Not all Amish vaccinate their children, with concerns over safety, money and thwarting God’s will.  Amish apparently also vaccinate their horses at a lower rate.

Human vaccination has been a hot issue for many years.  We don’t really think as much about animal vaccinations.  However animal-borne diseases are a potential danger, and not just to a farmer’s bottom line.

Officials in New York are trying to get horse-owners, and in particular Amish in the state to immunize their beasts against an equine brain virus.

Amish Horse VaccinationThis is apparently a public safety danger as the virus can move from horses to humans via mosquito.  There is no vaccine for humans available.  In fact a young girl in upstate New York died last year of the disease.
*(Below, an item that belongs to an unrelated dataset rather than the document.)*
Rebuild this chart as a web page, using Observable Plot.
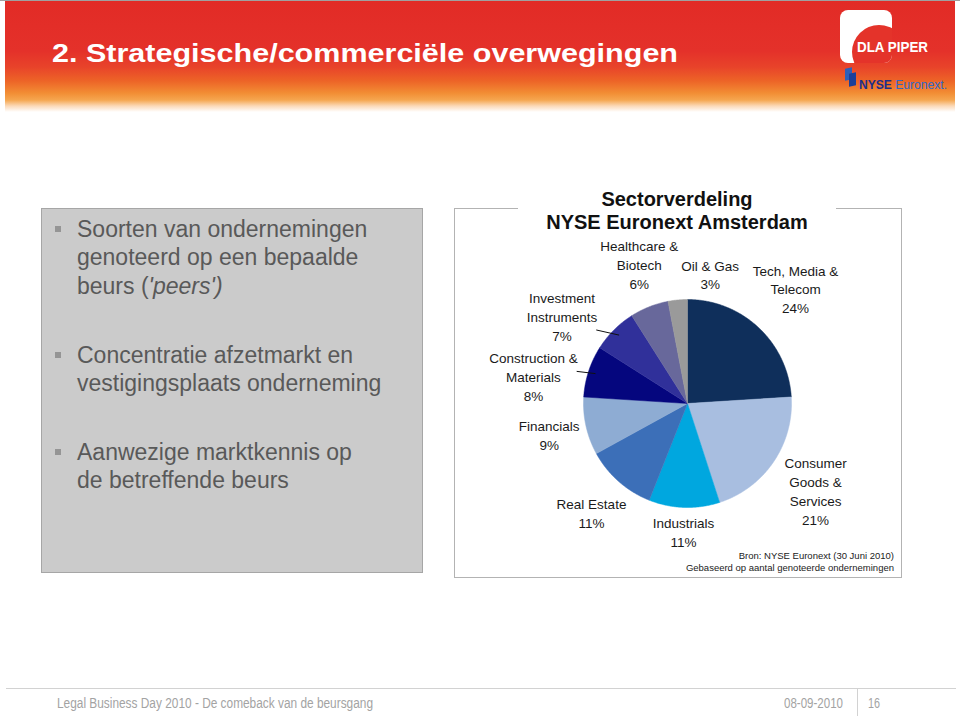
<!DOCTYPE html>
<html>
<head>
<meta charset="utf-8">
<script src="https://cdn.jsdelivr.net/npm/d3@7"></script>
<script src="https://cdn.jsdelivr.net/npm/@observablehq/plot@0.6"></script>
<style>
html, body { margin: 0; padding: 0; background: #fff; }
#slide { position: relative; width: 960px; height: 716px; overflow: hidden; background: #fff;
  font-family: "Liberation Sans", Arial, Helvetica, sans-serif; }
.abs { position: absolute; white-space: nowrap; }
#banner { left: 5px; top: 1px; width: 950px; height: 112px;
  background: linear-gradient(to bottom, #e22b26 0px, #e4312a 50px, #e8432a 66px, #ed6427 80px, #f28d34 92px, #f5a64f 99px, #fbd9b8 105px, #ffffff 111px); }
#leftbox { left: 41px; top: 208px; width: 382px; height: 365px; box-sizing: border-box;
  background: #cbcbcb; border: 1px solid #a6a6a6; }
#chartbox { left: 454px; top: 208px; width: 448px; height: 370px; box-sizing: border-box;
  border: 1px solid #b3b3b3; background: #fff; }
.bullet { position: absolute; width: 6px; height: 6px; background: #959595; }
.para { position: absolute; left: 77px; font-size: 23px; line-height: 28.5px; color: #595959; white-space: nowrap; }
</style>
</head>
<body>
<div id="slide">
  <div class="abs" style="left:0;top:0;width:960px;height:1px;background:#a0a0a0"></div>
  <div id="banner" class="abs"></div>
  <div id="slideTitle" class="abs" style="color:#fff;font-weight:bold;font-size:26px;transform-origin:0 0">2. Strategische/commerciële overwegingen</div>

  <!-- DLA Piper logo -->
  <div class="abs" style="left:840px;top:10px;width:52px;height:53px;background:#fff;border-radius:8px;overflow:hidden">
    <div style="position:absolute;left:12px;top:15px;width:54px;height:54px;border-radius:50%;background:#e4332a"></div>
  </div>
  <div id="dla" class="abs" style="color:#fff;font-weight:bold;font-size:14px;transform-origin:0 0">DLA PIPER</div>
  <!-- NYSE Euronext logo -->
  <div class="abs" style="left:845px;top:68px;width:7px;height:12px;background:#2e5fb8;transform:skewY(-12deg)"></div>
  <div class="abs" style="left:849px;top:73px;width:7px;height:13px;background:#1b3f99;transform:skewY(-12deg)"></div>
  <div id="nyse" class="abs" style="font-size:12px;transform-origin:0 0"><b style="color:#1c2f8c">NYSE</b> <span style="color:#2f67c8">Euronext</span><span style="color:#2f67c8">.</span></div>

  <div id="leftbox" class="abs"></div>
  <div id="chartbox" class="abs"></div>
  <div class="abs" style="left:518px;top:203px;width:318px;height:10px;background:#fff"></div>
  <div id="plotHolder" class="abs" style="left:454px;top:208px;width:447px;height:369px"></div>

  <div class="abs" style="left:6px;top:688px;width:950px;height:1px;background:#d2d2d2"></div>
  <div class="abs" style="left:857px;top:688px;width:1px;height:28px;background:#d2d2d2"></div>
</div>

<script>
// ---------------- data ----------------
const sectors = [
  "Tech, Media & Telecom",
  "Consumer Goods & Services",
  "Industrials",
  "Real Estate",
  "Financials",
  "Construction & Materials",
  "Investment Instruments",
  "Healthcare & Biotech",
  "Oil & Gas"
];
const shares = [24, 21, 11, 11, 9, 8, 7, 6, 3];
const labelLines = [
  ["Tech, Media &", "Telecom"],
  ["Consumer", "Goods &", "Services"],
  ["Industrials"],
  ["Real Estate"],
  ["Financials"],
  ["Construction &", "Materials"],
  ["Investment", "Instruments"],
  ["Healthcare &", "Biotech"],
  ["Oil & Gas"]
];
const sliceColors = ["#0f2f5b", "#a8bee0", "#00a7df", "#3c6fb8", "#8eacd3", "#05067e", "#30309a", "#68689b", "#9a9a9a"];

const chartTitle = ["Sectorverdeling", "NYSE Euronext Amsterdam"];
const sourceNote = ["Bron: NYSE Euronext (30 Juni 2010)", "Gebaseerd op aantal genoteerde ondernemingen"];
const bulletPoints = [
  ["Soorten van ondernemingen", "genoteerd op een bepaalde", "beurs (<i>'peers')</i>"],
  ["Concentratie afzetmarkt en", "vestigingsplaats onderneming"],
  ["Aanwezige marktkennis op", "de betreffende beurs"]
];
const footerText = "Legal Business Day 2010 - De comeback van de beursgang";
const footerDate = "08-09-2010";
const pageNumber = "16";

// ---------------- helpers ----------------
const slide = document.getElementById("slide");
const cv = document.createElement("canvas").getContext("2d");
function measure(text, font) { cv.font = font; return cv.measureText(text).width; }
const FONT = '"Liberation Sans", Arial, sans-serif';

function placeText(html, x, baseline, size, css, anchor, fitWidth) {
  const el = document.createElement("div");
  el.className = "abs";
  el.innerHTML = html;
  el.style.fontSize = size + "px";
  el.style.lineHeight = size + "px";
  el.style.top = (baseline - 0.8465 * size) + "px";
  Object.assign(el.style, css || {});
  slide.appendChild(el);
  const w = el.getBoundingClientRect().width;
  let sx = 1;
  if (fitWidth) sx = fitWidth / w;
  const rw = w * sx;
  const left = anchor === "end" ? x - rw : anchor === "middle" ? x - rw / 2 : x;
  el.style.left = left + "px";
  el.style.transformOrigin = "0 0";
  if (sx !== 1) el.style.transform = `scaleX(${sx})`;
  return el;
}

// slide title (stretched like the slide rendering)
(function () {
  const t = document.getElementById("slideTitle");
  t.style.lineHeight = "26px";
  t.style.top = (62 - 0.8465 * 26) + "px";
  t.style.left = "52px";
  const w = t.getBoundingClientRect().width;
  t.style.transform = `scaleX(${626 / w})`;
  const d = document.getElementById("dla");
  d.style.lineHeight = "14px"; d.style.top = (52 - 0.8465 * 14) + "px"; d.style.left = "857px";
  d.style.transform = `scaleX(${71 / d.getBoundingClientRect().width})`;
  const n = document.getElementById("nyse");
  n.style.lineHeight = "12px"; n.style.top = (89 - 0.8465 * 12) + "px"; n.style.left = "859px";
  n.style.transform = `scaleX(${88 / n.getBoundingClientRect().width})`;
})();

// bullets in the grey box
const paraBaselines = [237, 363, 460];
bulletPoints.forEach((lines, i) => {
  const p = document.createElement("div");
  p.className = "para";
  p.innerHTML = lines.join("<br>");
  p.style.top = (paraBaselines[i] - 22.2) + "px";
  slide.appendChild(p);
  const b = document.createElement("div");
  b.className = "bullet";
  b.style.left = "55px";
  b.style.top = (paraBaselines[i] - 11) + "px";
  slide.appendChild(b);
});

// chart title + source
placeText(chartTitle[0], 677, 206, 20, { fontWeight: "bold", color: "#111" }, "middle");
placeText(chartTitle[1], 677, 228.5, 20, { fontWeight: "bold", color: "#111" }, "middle");
placeText(sourceNote[0], 894, 559, 9.5, { color: "#222" }, "end");
placeText(sourceNote[1], 894, 571, 9.5, { color: "#222" }, "end");

// footer
placeText(footerText, 57, 708, 14, { color: "#a3a3a3" }, "start", 316);
placeText(footerDate, 843, 708, 14, { color: "#a3a3a3" }, "end", 59);
placeText(pageNumber, 868, 708, 14, { color: "#a3a3a3" }, "start", 12);

// ---------------- pie chart ----------------
const W = 447, H = 369, CX = 233, CY = 195, R = 104;
const pie = d3.pie().sort(null).value(d => d)(shares);

const sliceRows = [];
pie.forEach((p, i) => {
  const n = Math.max(2, Math.ceil((p.endAngle - p.startAngle) / (Math.PI / 360)));
  sliceRows.push({ sector: sectors[i], x: 0, y: 0 });
  for (let k = 0; k <= n; k++) {
    const a = p.startAngle + (p.endAngle - p.startAngle) * k / n;
    sliceRows.push({ sector: sectors[i], x: Math.sin(a), y: Math.cos(a) });
  }
  sliceRows.push({ sector: sectors[i], x: 0, y: 0 });
});

// label layout: outside end at mid angle, then resolve overlaps by rotating
const FS = 13.5, LH = 18.8, GAP = 4, PAD = 3;
const lfont = `${FS}px ${FONT}`;
const labels = pie.map((p, i) => {
  const lines = [...labelLines[i], `${shares[i]}%`];
  const w = d3.max(lines, s => measure(s, lfont));
  const h = lines.length * LH;
  const mid = (p.startAngle + p.endAngle) / 2;
  return { i, lines, w, h, mid, theta: mid };
});
function centerOf(l) {
  const s = Math.sin(l.theta), c = Math.cos(l.theta);
  const ext = Math.abs(s) * l.w / 2 + Math.abs(c) * l.h / 2;
  const d = R + GAP + ext;
  return [d * s, -d * c];
}
function boxOf(l) {
  const [cx, cy] = centerOf(l);
  return [cx - l.w / 2, cy - l.h / 2, cx + l.w / 2, cy + l.h / 2];
}
for (let it = 0; it < 3000; it++) {
  let moved = false;
  for (let a = 0; a < labels.length; a++) for (let b = a + 1; b < labels.length; b++) {
    const A = boxOf(labels[a]), B = boxOf(labels[b]);
    if (A[0] < B[2] + PAD && B[0] < A[2] + PAD && A[1] < B[3] + PAD && B[1] < A[3] + PAD) {
      let diff = labels[b].theta - labels[a].theta;
      diff = Math.atan2(Math.sin(diff), Math.cos(diff));
      const st = 0.002;
      if (diff >= 0) { labels[a].theta -= st; labels[b].theta += st; }
      else { labels[a].theta += st; labels[b].theta -= st; }
      moved = true;
    }
  }
  if (!moved) break;
}
const labelRows = labels.map(l => {
  const [cx, cy] = centerOf(l);
  return { text: l.lines.join("\n"), x: cx / R, y: -cy / R };
});
const leaderRows = [];
labels.forEach(l => {
  const bx = boxOf(l);
  const ax = R * Math.sin(l.mid), ay = -R * Math.cos(l.mid);
  const nx = Math.max(bx[0], Math.min(ax, bx[2])), ny = Math.max(bx[1], Math.min(ay, bx[3]));
  const dist = Math.hypot(nx - ax, ny - ay);
  if (Math.abs(l.theta - l.mid) > 0.1 && dist > 9) {
    const ix = 0.93 * ax, iy = 0.93 * ay;
    leaderRows.push({ x1: ix / R, y1: -iy / R, x2: (nx - 1) / R, y2: -ny / R });
  }
});

const chart = Plot.plot({
  width: W, height: H,
  marginLeft: CX - R, marginRight: W - CX - R,
  marginTop: CY - R, marginBottom: H - CY - R,
  x: { domain: [-1, 1], axis: null },
  y: { domain: [-1, 1], axis: null },
  color: { domain: sectors, range: sliceColors },
  style: { background: "transparent", fontFamily: FONT, overflow: "visible" },
  marks: [
    Plot.line(sliceRows, { x: "x", y: "y", z: "sector", fill: "sector", stroke: "sector", strokeWidth: 0.5, curve: "linear" }),
    Plot.link(leaderRows, { x1: "x1", y1: "y1", x2: "x2", y2: "y2", stroke: "#111", strokeWidth: 1 }),
    Plot.text(labelRows, { x: "x", y: "y", text: "text", textAnchor: "middle", lineAnchor: "middle",
      lineHeight: LH / FS, fontSize: FS, fill: "#1a1a1a" })
  ]
});
chart.style.position = "absolute";
chart.style.left = "0px";
chart.style.top = "0px";
document.getElementById("plotHolder").appendChild(chart);
</script>
</body>
</html>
Since money is an issue, it looks like a state grant is going to help cover the cost.  But will all Amish comply?

Karen Johnson-Weiner, who probably knows the New York Amish better than anyone, said she wasn’t able to speak for all Empire State Amish even though she thought many would.  “The Amish are first to say, ‘We’re all human. We’re like you,’…Some do things, some don’t do things.”

Yesterday it turns out the first vaccination clinic was held at the “Herschberger farm” in the Heuvelton, NY Amish settlement.

It’s a little unnerving to read that “no vaccine is available” for this or that scary disease.  We’re getting to the point where it seems there is a pill or shot for just about everything, and what were once death-sentence illnesses are now curable or manageable or preventable.  However science doesn’t have a solution for everything, and probably never will, even though what has been achieved is nothing short of amazing.

I’d imagine a horse vaccine is available and a human one isn’t because, after all, the virus primarily strikes that animal.  In any case this is another little reminder that life is, and always will be, only partially safety-proofed.